Every nonprofit needs a strong, dynamic team in order to accomplish their work. When an organization grows the size of its staff and its programs, convening the staff once a year for a retreat is a great way to build stronger teams and relationships, which in turn cultivates a healthy work environment, which in turn leads to greater organizational effectiveness.
I recently facilitated a fantastic team-building retreat for a nonprofit organization I really admire: Youth Speak! Collective. After welcoming 20+ staff members and reviewing the goals of the retreat, I led of with a question I like asking each person of the group to answer as part of the introductions: “If you could be any animal, what would you be and why?” That always generates some laughter, surprise and fun. It also highlights the diversity of the group. After that, we took some time to review the organization’s plan to make sure everyone was on the same page.
Then came the really fun part of the retreat: different segments led by staff focusing on areas such as communication and teamwork. For each topic, a team of one or two staff members shared some best practices and then split the larger group up into smaller groups. This is where the group’s creativity really shined. In one of the sessions, groups created skits to present back to the larger group. In another, they experimented with digital photography. In each case, the group reconvened and reflected on their experiences. After practicing and role-playing as part of an exercise, it gave everyone a direct experience with the topic and led to a very rich discussion. After addressing some big picture topics, we followed up with some specific action planning for each staff member.

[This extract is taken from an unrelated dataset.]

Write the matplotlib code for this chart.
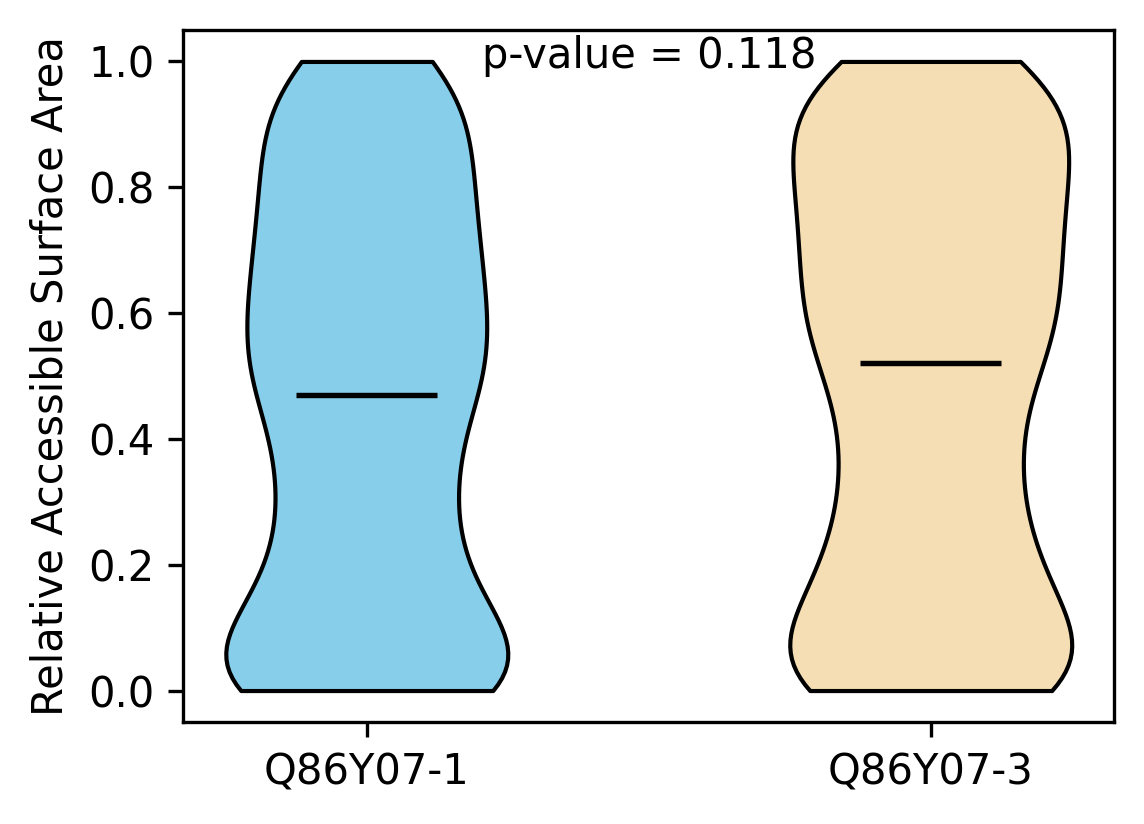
import matplotlib
matplotlib.use('Agg')
import matplotlib.pyplot as plt
import numpy as np

# relative accessible surface area values, binned (value, number of residues)
isoforms   = ['Q86Y07-1', 'Q86Y07-3']
rsa_iso1   = [0.00, 0.05, 0.10, 0.15, 0.20, 0.25, 0.30, 0.35, 0.40, 0.47, 0.50,
              0.55, 0.60, 0.65, 0.70, 0.75, 0.80, 0.85, 0.90, 0.95, 1.00]
count_iso1 = [80, 35, 30, 26, 21, 20, 20, 22, 24, 26, 28,
              28, 29, 28, 27, 26, 25, 25, 25, 25, 26]
rsa_iso3   = [0.00, 0.05, 0.10, 0.15, 0.20, 0.25, 0.30, 0.35, 0.40, 0.45, 0.52,
              0.55, 0.60, 0.65, 0.70, 0.75, 0.80, 0.85, 0.90, 0.95, 1.00]
count_iso3 = [67, 34, 30, 27, 24, 21, 19, 19, 20, 22, 25,
              25, 28, 29, 29, 29, 29, 31, 33, 37, 29]
p_value    = 0.118
colors     = ['skyblue', 'wheat']

data = [np.repeat(rsa_iso1, count_iso1), np.repeat(rsa_iso3, count_iso3)]

fig = plt.figure(figsize=(1144/300, 824/300), dpi=300)
ax  = fig.add_axes([0.1604, 0.1238, 0.8134, 0.8398])

parts = ax.violinplot(data, positions=[1, 2], showmeans=False,
                      showmedians=True, showextrema=False)
for body, c in zip(parts['bodies'], colors):
    body.set_facecolor(c)
    body.set_edgecolor('black')
    body.set_linewidth(1)
    body.set_alpha(1)
parts['cmedians'].set_color('black')
parts['cmedians'].set_linewidth(1.3)

ax.set_xticks([1, 2])
ax.set_xticklabels(isoforms)
ax.set_ylabel('Relative Accessible Surface Area')
ax.text(1.5, 0.99, f'p-value = {p_value}', ha='center', va='baseline')

fig.savefig('out.png', dpi=300)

Throughout the retreat, I facilitated portions that involved the whole group. I worked to create a space where we heard from multiple members of the staff. I also kept track of time to make sure we kept to the agenda. We made a few minor adjustments to the agenda as we went and accomplished everything we set out to do.
As we came towards closing the retreat, I asked everyone to stand up and form a circle around the organic vegetable garden (the retreat took place in a lovely back yard in Sunland). I asked folks to look around at the others on the staff that make up this great organization. I asked folks to reflect on the day and appreciate the growth that occurred. In closing, I asked folks to share how they felt about the day we spent together by comparing their experiences during the retreat to a fruit or a vegetable. My favorite response was something to the effect of “Today was like a tomato. It was juicy and sweet. We had amazing conversations and I feel closer to everyone who is here.” With that, everyone smiled and laughed. While that ended the formal retreat and we fired up the barbeque for an informal, celebratory meal where the conversations continued.